While the military may have an interest in “less-than-lethal effectors,” so too do police forces, who have a ready supply of batons, tasers, rubber bullets and other weapons.

In Europe, police surveillance drones are an increasingly common sight at protests and elsewhere, notwithstanding succesful legal challenges, and developments across the Atlantic show where this may lead: some US federal states have in recent years passed laws that allow the police to use drones equipped with both lethal and “less-than-lethal” arms.

The Spanish-led proposal is included in documents obtained by Statewatch on the next round of funding to be awarded as part of the EU’s Permanent Structured Cooperation (PESCO) initiative, in which 25 member states have committed to working more closely together on the development of new military technology and equipment.

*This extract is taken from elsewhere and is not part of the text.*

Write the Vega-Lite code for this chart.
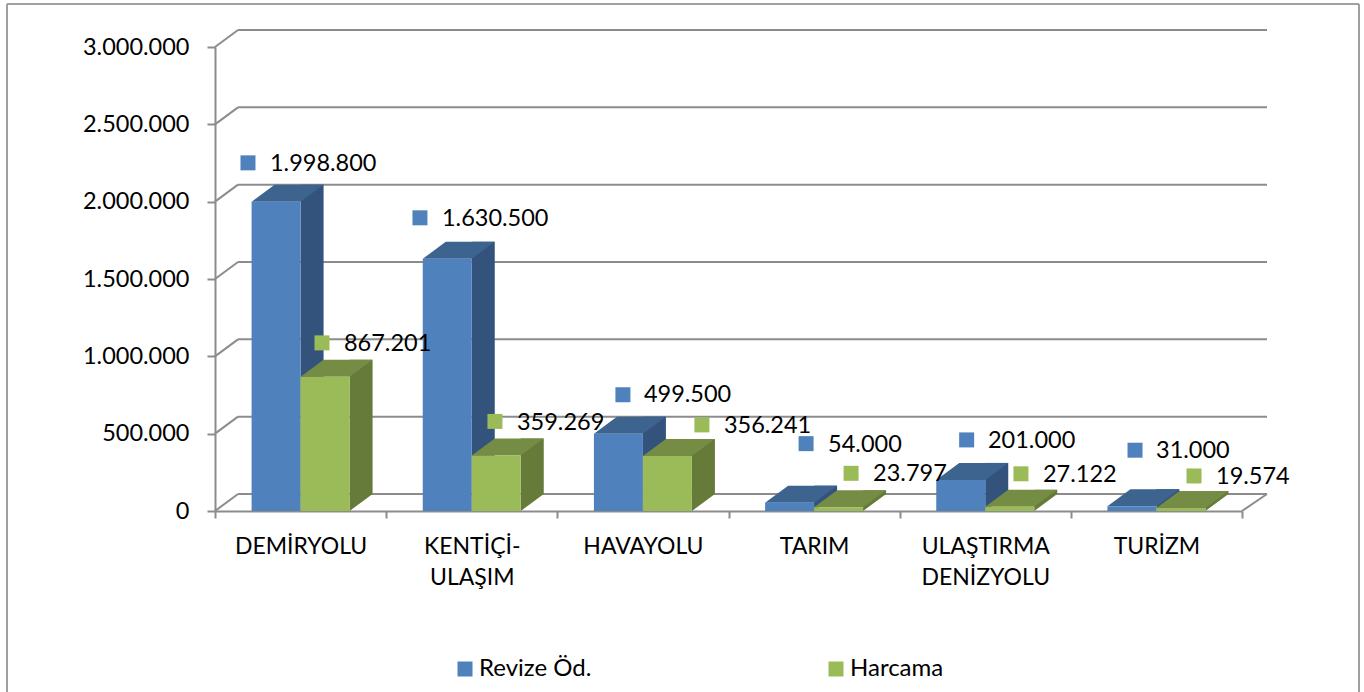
{
"$schema":"https://vega.github.io/schema/vega-lite/v6.json",
"autosize":"none",
"width":1027,"height":464,
"padding":{"left":215,"top":47,"right":122,"bottom":181},
"background":"white",
"config":{"locale":{"number":{"decimal":",","thousands":".","grouping":[3],"currency":["","TL"]}},"view":{"stroke":null},"font":"Lato",
"axisY":{"labelFontSize":23.5,"labelColor":"black","labelPadding":18,"tickSize":8,"tickWidth":2,"tickColor":"#8c8c8c","domainColor":"#8c8c8c","domainWidth":2,"grid":false,"labelFont":"Lato","title":null}},
"data":{"values":[
{"kategori":"DEMİRYOLU","seri":"Revize Öd.","deger":1998800},
{"kategori":"DEMİRYOLU","seri":"Harcama","deger":867201},
{"kategori":"KENTİÇİ- ULAŞIM","seri":"Revize Öd.","deger":1630500},
{"kategori":"KENTİÇİ- ULAŞIM","seri":"Harcama","deger":359269},
{"kategori":"HAVAYOLU","seri":"Revize Öd.","deger":499500},
{"kategori":"HAVAYOLU","seri":"Harcama","deger":356241},
{"kategori":"TARIM","seri":"Revize Öd.","deger":54000},
{"kategori":"TARIM","seri":"Harcama","deger":23797},
{"kategori":"ULAŞTIRMA DENİZYOLU","seri":"Revize Öd.","deger":201000},
{"kategori":"ULAŞTIRMA DENİZYOLU","seri":"Harcama","deger":27122},
{"kategori":"TURİZM","seri":"Revize Öd.","deger":31000},
{"kategori":"TURİZM","seri":"Harcama","deger":19574}
]},
"encoding":{
"x":{"field":"kategori","type":"nominal","sort":null,"title":null,
"scale":{"padding":0},
"axis":{"labelAngle":0,"labelExpr":"split(datum.label,' ')","labelFontSize":23,"labelColor":"black","labelPadding":17,"labelLineHeight":31,"labelLimit":300,"tickBand":"extent","tickSize":7,"tickWidth":2,"tickColor":"#8c8c8c","domainColor":"#8c8c8c","domainWidth":2,"labelBaseline":"top","labelFont":"Lato"}},
"y":{"field":"deger","type":"quantitative","title":null,
"scale":{"domain":[0,3000000]},
"axis":{"labelExpr":"format(datum.value,',')","values":[0,500000,1000000,1500000,2000000,2500000,3000000]}}
},
"layer":[
{"data":{"values":[{"k":"cerceve"}]},"mark":{"type":"rule","color":"#a0a0a0","strokeWidth":2,"clip":false},"encoding":{"x":{"value":-208},"y":{"value":-43},"y2":{"value":645}}},
{"data":{"values":[{"k":"cerceve"}]},"mark":{"type":"rule","color":"#a0a0a0","strokeWidth":2,"clip":false},"encoding":{"x":{"value":1144},"y":{"value":-43},"y2":{"value":645}}},
{"data":{"values":[{"k":"cerceve"}]},"mark":{"type":"rule","color":"#a0a0a0","strokeWidth":2,"clip":false},"encoding":{"y":{"value":-43},"x":{"value":-208},"x2":{"value":1144}}},
{"data":{"values":[{"v":0},{"v":500000},{"v":1000000},{"v":1500000},{"v":2000000},{"v":2500000},{"v":3000000}]},
"mark":{"type":"rule","color":"#8c8c8c","strokeWidth":2,"yOffset":-17,"clip":false},
"encoding":{"x":{"value":23},"x2":{"value":1052},"y":{"field":"v","type":"quantitative","title":null,"axis":{"labelExpr":"format(datum.value,',')","values":[0,500000,1000000,1500000,2000000,2500000,3000000]}}}},
{"data":{"values":[{"v":0},{"v":500000},{"v":1000000},{"v":1500000},{"v":2000000},{"v":2500000},{"v":3000000}]},
"mark":{"type":"rule","color":"#8c8c8c","strokeWidth":2,"y2Offset":-17,"clip":false},
"encoding":{"x":{"value":0},"x2":{"value":23},"y":{"field":"v","type":"quantitative","title":null,"axis":{"labelExpr":"format(datum.value,',')","values":[0,500000,1000000,1500000,2000000,2500000,3000000]}},"y2":{"field":"v"}}},
{"data":{"values":[{"v":0}]},
"mark":{"type":"rule","color":"#8c8c8c","strokeWidth":2,"y2Offset":-17,"clip":false},
"encoding":{"x":{"value":1027},"x2":{"value":1052},"y":{"field":"v","type":"quantitative","title":null,"axis":{"labelExpr":"format(datum.value,',')","values":[0,500000,1000000,1500000,2000000,2500000,3000000]}},"y2":{"field":"v"}}},

{"transform":[{"filter":"datum.seri==='Revize Öd.'"}],"mark":{"type":"bar","width":23,"xOffset":11.5,"yOffset":-17,"color":"#33537c"}},
{"transform":[{"filter":"datum.seri==='Revize Öd.'"}],"mark":{"type":"point","shape":"M0 0L23 -17L0 -17Z","size":4,"filled":true,"opacity":1,"color":"#33537c"},"encoding":{"y":{"datum":0,"type":"quantitative","title":null,"axis":{"labelExpr":"format(datum.value,',')","values":[0,500000,1000000,1500000,2000000,2500000,3000000]}}}},
{"transform":[{"filter":"datum.seri==='Revize Öd.'"}],"mark":{"type":"point","shape":"M-49 0L-26 -17L23 -17L0 0Z","size":4,"filled":true,"opacity":1,"color":"#3d638f"}},
{"transform":[{"filter":"datum.seri==='Revize Öd.'"}],"mark":{"type":"bar","width":49,"xOffset":-24.5},"encoding":{"color":{"field":"seri","type":"nominal","title":null,"scale":{"domain":["Revize Öd.","Harcama"],"range":["#4f81bd","#9bbb59"]},"legend":{"orient":"none","legendX":238,"legendY":610,"direction":"horizontal","symbolType":"square","symbolSize":225,"labelFontSize":24,"labelColor":"black","columnPadding":232,"labelOffset":2,"labelFont":"Lato","symbolStrokeWidth":0}}}},

{"transform":[{"filter":"datum.seri==='Harcama'"}],"mark":{"type":"bar","width":23,"xOffset":60.5,"yOffset":-17,"color":"#667a3a"}},
{"transform":[{"filter":"datum.seri==='Harcama'"}],"mark":{"type":"point","shape":"M49 0L72 -17L49 -17Z","size":4,"filled":true,"opacity":1,"color":"#667a3a"},"encoding":{"y":{"datum":0,"type":"quantitative","title":null,"axis":{"labelExpr":"format(datum.value,',')","values":[0,500000,1000000,1500000,2000000,2500000,3000000]}}}},
{"transform":[{"filter":"datum.seri==='Harcama'"}],"mark":{"type":"point","shape":"M0 0L23 -17L72 -17L49 0Z","size":4,"filled":true,"opacity":1,"color":"#748c43"}},
{"transform":[{"filter":"datum.seri==='Harcama'"}],"mark":{"type":"bar","width":49,"xOffset":24.5},"encoding":{"color":{"field":"seri","type":"nominal","title":null,"legend":null}}},

{"transform":[{"filter":"datum.kategori==='DEMİRYOLU' && datum.seri==='Revize Öd.'"}],"layer":[{"mark":{"type":"square","size":225,"opacity":1,"color":"#4f81bd","xOffset":-52.6,"yOffset":-39}},{"mark":{"type":"text","fontSize":23.5,"align":"left","baseline":"middle","color":"black","xOffset":-30.6,"yOffset":-37.5},"encoding":{"text":{"field":"deger","format":","}}}]},
{"transform":[{"filter":"datum.kategori==='DEMİRYOLU' && datum.seri==='Harcama'"}],"layer":[{"mark":{"type":"square","size":225,"opacity":1,"color":"#9bbb59","xOffset":21.4,"yOffset":-34}},{"mark":{"type":"text","fontSize":23.5,"align":"left","baseline":"middle","color":"black","xOffset":43.4,"yOffset":-32.5},"encoding":{"text":{"field":"deger","format":","}}}]},
{"transform":[{"filter":"datum.kategori==='KENTİÇİ- ULAŞIM' && datum.seri==='Revize Öd.'"}],"layer":[{"mark":{"type":"square","size":225,"opacity":1,"color":"#4f81bd","xOffset":-51.8,"yOffset":-41}},{"mark":{"type":"text","fontSize":23.5,"align":"left","baseline":"middle","color":"black","xOffset":-29.8,"yOffset":-39.5},"encoding":{"text":{"field":"deger","format":","}}}]},
{"transform":[{"filter":"datum.kategori==='KENTİÇİ- ULAŞIM' && datum.seri==='Harcama'"}],"layer":[{"mark":{"type":"square","size":225,"opacity":1,"color":"#9bbb59","xOffset":23.2,"yOffset":-34}},{"mark":{"type":"text","fontSize":23.5,"align":"left","baseline":"middle","color":"black","xOffset":45.2,"yOffset":-32.5},"encoding":{"text":{"field":"deger","format":","}}}]},
{"transform":[{"filter":"datum.kategori==='HAVAYOLU' && datum.seri==='Revize Öd.'"}],"layer":[{"mark":{"type":"square","size":225,"opacity":1,"color":"#4f81bd","xOffset":-20,"yOffset":-39}},{"mark":{"type":"text","fontSize":23.5,"align":"left","baseline":"middle","color":"black","xOffset":1,"yOffset":-38.5},"encoding":{"text":{"field":"deger","format":","}}}]},
{"transform":[{"filter":"datum.kategori==='HAVAYOLU' && datum.seri==='Harcama'"}],"layer":[{"mark":{"type":"square","size":225,"opacity":1,"color":"#9bbb59","xOffset":59,"yOffset":-31}},{"mark":{"type":"text","fontSize":23.5,"align":"left","baseline":"middle","color":"black","xOffset":81,"yOffset":-30},"encoding":{"text":{"field":"deger","format":","}}}]},
{"transform":[{"filter":"datum.kategori==='TARIM' && datum.seri==='Revize Öd.'"}],"layer":[{"mark":{"type":"square","size":225,"opacity":1,"color":"#4f81bd","xOffset":-8,"yOffset":-59}},{"mark":{"type":"text","fontSize":23.5,"align":"left","baseline":"middle","color":"black","xOffset":14,"yOffset":-58},"encoding":{"text":{"field":"deger","format":","}}}]},
{"transform":[{"filter":"datum.kategori==='TARIM' && datum.seri==='Harcama'"}],"layer":[{"mark":{"type":"square","size":225,"opacity":1,"color":"#9bbb59","xOffset":37,"yOffset":-34}},{"mark":{"type":"text","fontSize":23.5,"align":"left","baseline":"middle","color":"black","xOffset":59,"yOffset":-33},"encoding":{"text":{"field":"deger","format":","}}}]},
{"transform":[{"filter":"datum.kategori==='ULAŞTIRMA DENİZYOLU' && datum.seri==='Revize Öd.'"}],"layer":[{"mark":{"type":"square","size":225,"opacity":1,"color":"#4f81bd","xOffset":-18.6,"yOffset":-40}},{"mark":{"type":"text","fontSize":23.5,"align":"left","baseline":"middle","color":"black","xOffset":2.7,"yOffset":-39},"encoding":{"text":{"field":"deger","format":","}}}]},
{"transform":[{"filter":"datum.kategori==='ULAŞTIRMA DENİZYOLU' && datum.seri==='Harcama'"}],"layer":[{"mark":{"type":"square","size":225,"opacity":1,"color":"#9bbb59","xOffset":35.7,"yOffset":-33}},{"mark":{"type":"text","fontSize":23.5,"align":"left","baseline":"middle","color":"black","xOffset":57.7,"yOffset":-32},"encoding":{"text":{"field":"deger","format":","}}}]},
{"transform":[{"filter":"datum.kategori==='TURİZM' && datum.seri==='Revize Öd.'"}],"layer":[{"mark":{"type":"square","size":225,"opacity":1,"color":"#4f81bd","xOffset":-21.4,"yOffset":-56}},{"mark":{"type":"text","fontSize":23.5,"align":"left","baseline":"middle","color":"black","xOffset":-0.4,"yOffset":-55},"encoding":{"text":{"field":"deger","format":","}}}]},
{"transform":[{"filter":"datum.kategori==='TURİZM' && datum.seri==='Harcama'"}],"layer":[{"mark":{"type":"square","size":225,"opacity":1,"color":"#9bbb59","xOffset":37.6,"yOffset":-32}},{"mark":{"type":"text","fontSize":23.5,"align":"left","baseline":"middle","color":"black","xOffset":59.6,"yOffset":-31},"encoding":{"text":{"field":"deger","format":","}}}]}
]
}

The other member states currently on board with the “next generation” drone project are Germany, Portugal and Slovenia. Austria, Greece, France, the Netherlands and Romania are listed as observers.

The budget for the project could be anywhere between €4.5 million and €11 million, says one document, which lists the “Project Execution Year” as 2027.

The Spanish army would also “contribute in-kind (facilities and military personal) for the test of the systems, both partially (sub-systems) and flying the demonstrator.”

Other “Technology Building Blocks” the project could contribute to include “Precision Guided Munition and Missiles”; “Autonomous and automated GNC and decision-making techniques for manned and unmanned systems”; and “Radar - Detection, Tracking and Recognition of Challenging Targets.”

Listing the “operational benefits” of the project, the assessment commends it for proposing “the delivery of a deployable capability.”

It further argues that it “shows the potential to significantly enhance sustainability and support to CSDP [EU Common Security and Defence Policy] missions and operations, while fostering cost efficiency.”